··· Data block

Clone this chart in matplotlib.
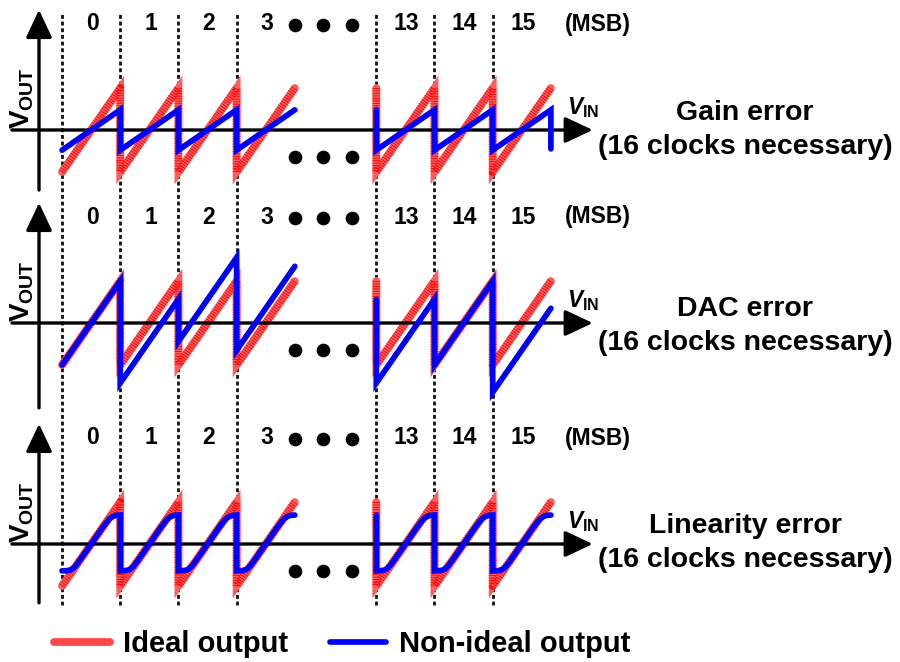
import matplotlib
matplotlib.use('Agg')
import matplotlib.pyplot as plt
import matplotlib.transforms as mtransforms
from matplotlib.lines import Line2D

plt.rcParams['font.family'] = ['Liberation Sans', 'DejaVu Sans']
plt.rcParams['font.weight'] = 'bold'
plt.rcParams['mathtext.fontset'] = 'custom'
plt.rcParams['mathtext.rm'] = 'Liberation Sans:bold'
plt.rcParams['mathtext.it'] = 'Liberation Sans:italic:bold'
plt.rcParams['mathtext.bf'] = 'Liberation Sans:bold'

# ---------------- data ----------------
segment_labels = ['0', '1', '2', '3', '13', '14', '15']
segment_ids = [0, 1, 2, 3, 13, 14, 15]
panel_titles = ['Gain error', 'DAC error', 'Linearity error']
panel_subtitle = '(16 clocks necessary)'
msb_label = '(MSB)'
legend_labels = ['Ideal output', 'Non-ideal output']

# ideal residue ramp per segment (normalised units)
ideal_low, ideal_high = -1.0, 1.0
# gain error: reduced ramp
gain_low, gain_high = -0.48, 0.48
gain_final_drop = -0.45
# DAC error: ramp offsets per segment
dac_offsets = [0.0, -0.43, 0.56, 0.35, -0.43, 0.0, -0.65]
dac_prev_end = 0.56          # end value of the (elided) segment 12
# linearity error: compressive ramp shape inside one segment
lin_t = [0.0, 0.08, 0.14, 0.19, 0.24, 0.30, 0.50, 0.70, 0.76, 0.81, 0.86, 0.92, 1.0]
lin_v = [-0.64, -0.635, -0.62, -0.58, -0.51, -0.40, 0.0, 0.40, 0.51, 0.59, 0.645, 0.68, 0.69]

# ---------------- layout ----------------
W, H = 900, 662
X0, SEG_W, UNIT, GAP = 62.0, 58.2, 42.0, 1.4
axis_ys = [130.0, 323.0, 544.0]
yaxis_bottom = [-1.43, -2.02, -1.40]
yaxis_top = 2.86
xaxis_left, xaxis_right = -0.86, 9.12
yaxis_x = -0.395
dots_p = [4.0, 4.49, 4.98]
RED_BASE = '#ff5c5c'
RED_HATCH = '#ff0000'
BLUE = '#0000ff'
RED_LW = 5.6
BLUE_LW = 4.1

positions = [i + (GAP if sid >= 13 else 0.0) for i, sid in enumerate(segment_ids)]
groups = [[i for i, s in enumerate(segment_ids) if s < 13],
          [i for i, s in enumerate(segment_ids) if s >= 13]]

fig = plt.figure(figsize=(W / 100, H / 100), dpi=100)
ax = fig.add_axes([0, 0, 1, 1])
ax.set_xlim(0, W)
ax.set_ylim(H, 0)
ax.axis('off')


def panel_transform(ay):
    return mtransforms.Affine2D().scale(SEG_W, -UNIT).translate(X0, ay) + ax.transData


def draw_red(xs, ys, T):
    ax.plot(xs, ys, color=RED_BASE, lw=RED_LW, solid_capstyle='round',
            solid_joinstyle='miter', transform=T, zorder=2)
    ax.plot(xs, ys, color=RED_HATCH, lw=RED_LW, linestyle=(0, (0.12, 0.2)),
            dash_capstyle='butt', transform=T, zorder=2.1, alpha=0.9)


def draw_blue(xs, ys, T):
    ax.plot(xs, ys, color=BLUE, lw=BLUE_LW, solid_capstyle='round',
            solid_joinstyle='miter', transform=T, zorder=4)


# vertical dashed segment boundaries spanning all panels
T1 = panel_transform(axis_ys[0])
ax.vlines(positions, (axis_ys[0] - 605) / UNIT, (axis_ys[0] - 13) / UNIT,
          colors='#111111', lw=2.0, linestyles=[(0, (1.4, 1.0))], transform=T1, zorder=1)

for pidx, ay in enumerate(axis_ys):
    T = panel_transform(ay)

    # axes with arrows
    arrow = dict(arrowstyle='-|>,head_length=0.85,head_width=0.4', lw=2.4, color='k',
                 mutation_scale=20, shrinkA=0, shrinkB=0)
    ax.annotate('', xy=(xaxis_right, 0), xytext=(xaxis_left, 0),
                xycoords=T, textcoords=T, arrowprops=arrow, zorder=3)
    ax.annotate('', xy=(yaxis_x, yaxis_top), xytext=(yaxis_x, yaxis_bottom[pidx]),
                xycoords=T, textcoords=T, arrowprops=arrow, zorder=3)

    for g, grp in enumerate(groups):
        lead = (g == 1)
        # ideal output
        rx, ry = [], []
        if lead:
            rx.append(positions[grp[0]]); ry.append(ideal_high)
        for i in grp:
            rx += [positions[i], positions[i] + 1]
            ry += [ideal_low, ideal_high]
        draw_red(rx, ry, T)

        # non-ideal output
        bx, by = [], []
        if pidx == 0:
            if lead:
                bx.append(positions[grp[0]]); by.append(gain_high)
            for i in grp:
                bx += [positions[i], positions[i] + 1]
                by += [gain_low, gain_high]
            if lead:
                bx.append(positions[grp[-1]] + 1); by.append(gain_final_drop)
        elif pidx == 1:
            if lead:
                bx.append(positions[grp[0]]); by.append(dac_prev_end)
            for i in grp:
                bx += [positions[i], positions[i] + 1]
                by += [ideal_low + dac_offsets[i], ideal_high + dac_offsets[i]]
        else:
            if lead:
                bx.append(positions[grp[0]]); by.append(lin_v[-1])
            for i in grp:
                bx += [positions[i] + t for t in lin_t]
                by += list(lin_v)
        draw_blue(bx, by, T)

    # segment numbers
    for i, lab in enumerate(segment_labels):
        ax.text(positions[i] + 0.52, 99.5 / UNIT, lab, transform=T, ha='center',
                va='baseline', fontsize=16.5, fontweight='bold')
    ax.text(9.2, 99.5 / UNIT, msb_label, transform=T, ha='center', va='baseline',
            fontsize=16.5, fontweight='bold')

    # ellipsis dots
    for yy in (105.5 / UNIT, -26.5 / UNIT):
        ax.plot(dots_p, [yy] * len(dots_p), 'o', color='k', ms=8.8, transform=T,
                zorder=5)

    # axis labels
    ax.text(8.68, 15.5 / UNIT, r'$V_{\mathrm{IN}}$', transform=T, ha='left',
            va='baseline', fontsize=16.5)
    ax.text(22, ay - 32, r'$\mathrm{V}_{\mathrm{OUT}}$', ha='center', va='center',
            rotation=90, fontsize=20)

# right-hand descriptions (pixel coordinates)
title_baselines = [120, 316, 533]
for title, yb in zip(panel_titles, title_baselines):
    ax.text(745, yb, title, ha='center', va='baseline', fontsize=20.5, fontweight='bold')
    ax.text(745, yb + 34, panel_subtitle, ha='center', va='baseline', fontsize=20.5,
            fontweight='bold')

# legend
red_h = Line2D([], [], color='#ff4848', lw=RED_LW, solid_capstyle='round')
blue_h = Line2D([], [], color=BLUE, lw=BLUE_LW, solid_capstyle='round')
fig.legend(handles=[red_h, blue_h], labels=legend_labels,
           loc='center left', bbox_to_anchor=(54 / W, 1 - 644 / H), ncol=2,
           frameon=False, handlelength=1.92, handletextpad=0.45,
           columnspacing=1.44, borderpad=0, borderaxespad=0,
           prop={'weight': 'bold', 'size': 21})

fig.savefig('out.png', dpi=100)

······

● What the exercise asks:
Repeat the lines above, starting at the first and stopping after the line that holds "plt.rcParams['mathtext.bf'] = 'Liberation", with the pictures left out.

● Problem solution:
Clone this chart in matplotlib.
import matplotlib
matplotlib.use('Agg')
import matplotlib.pyplot as plt
import matplotlib.transforms as mtransforms
from matplotlib.lines import Line2D

plt.rcParams['font.family'] = ['Liberation Sans', 'DejaVu Sans']
plt.rcParams['font.weight'] = 'bold'
plt.rcParams['mathtext.fontset'] = 'custom'
plt.rcParams['mathtext.rm'] = 'Liberation Sans:bold'
plt.rcParams['mathtext.it'] = 'Liberation Sans:italic:bold'
plt.rcParams['mathtext.bf'] = 'Liberation Sans:bold'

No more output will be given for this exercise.